Last year HBC was reportedly looking to unload not just the Manhattan flagship and its Skokie, Illinois, location (shuttered in 2017 after months of pressure from activist investor Land & Buildings Investment Management to sell off its best properties and deliver the proceeds to investors), but the entire chain.
That’s now officially on the table as part of a wider effort to bring HBC the utmost in profitability and potential for growth. The company in recent years has been simplifying its organization, strengthening its retail operations and unlocking the value of its real estate, and its review of its options for Lord & Taylor “is another example of how we are exploring options to position HBC for long-term success,” said HBC CEO Helena Foulkes. “Over the last year, we’ve taken bold actions and made fundamental fixes that have resulted in a far stronger, more capable HBC, having returned to positive operating cash flow, increased profitability and strengthened the balance sheet.”
Lord & Taylor closed two of its 50 full-line stores earlier this year, leaving it with 48 locations concentrated heavily in the Northeast. Back in June, Hudson’s Bay announced that it will move more aggressively to right-size the iconic department store chain’s footprint in 2019, by shuttering up to 10 more stores.
Earlier this year, Lord & Taylor confirmed that it will not renew the lease for its store at Oakbrook Center in the Chicago suburbs when it expires in January. Lord & Taylor decided to close its store at Monmouth Mall in suburban New Jersey, as that mall is slated for an extensive redevelopment. This location is also set to close next month.
While Lord & Taylor has announced these three store closures, that still leaves about seven more that have not been identified yet.
During Hudson’s Bay’s Q1 earnings call, CFO Ed Record said that none of the Lord & Taylor stores covered by the company’s North American real estate joint venture were likely to close. This joint venture with Simon Property Group and other big institutional investors is a vehicle to take outside investment in Hudson’s Bay’s top-notch real estate and showcase its value to investors.
Of Lord & Taylor’s 45 full-line locations not already slated for closure, 30 have been contributed to the joint venture, including the Palisades Center.

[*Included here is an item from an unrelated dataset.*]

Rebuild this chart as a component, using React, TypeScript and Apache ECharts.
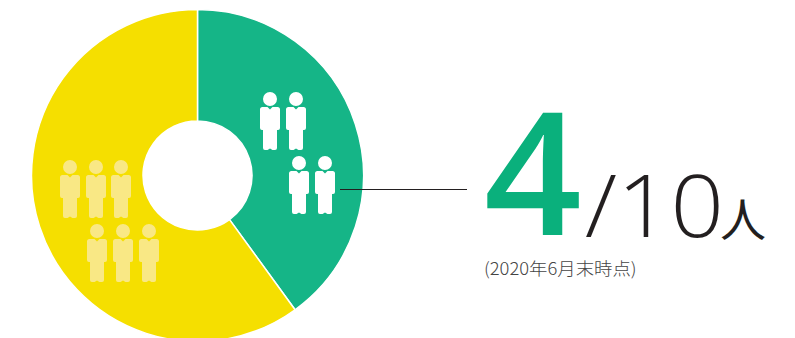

The seven remaining store closures will likely come from a pool of 15 possible stores.
About half of Lord & Taylor’s stores are in the greater New York region, meaning that there is a lot of store overlap. The Trumbull, Connecticut, store is one likely candidate for closure. There are two other Lord & Taylor stores 25 miles away in far more desirable locations. Furthermore, that store is about to face much tougher competition with the opening of a new mall anchored by Nordstrom and Bloomingdale’s in late 2019.
A relatively new store in Yonkers, New York, also may be closed, as it sits just five miles from Lord & Taylor’s extremely successful store in Eastchester.
Sales and profitability are the main factors Hudson’s Bay will consider when deciding which Lord & Taylor stores to close in 2019, but terms of its leases — and the desirability of the underlying real estate — will also affect the calculus.
For a store with an expiring lease, closing up shop is straightforward. But for a store where Lord & Taylor is locked into a long-term lease, the company would want to negotiate a buyout with the landlord. Hudson’s Bay was able to negotiate favorable lease buyouts for the two stores it closed earlier this year.
Landlords’ willingness to make similar concessions — or at least to keep any termination fees modest — will undoubtedly have some impact on Lord & Taylor’s final decisions.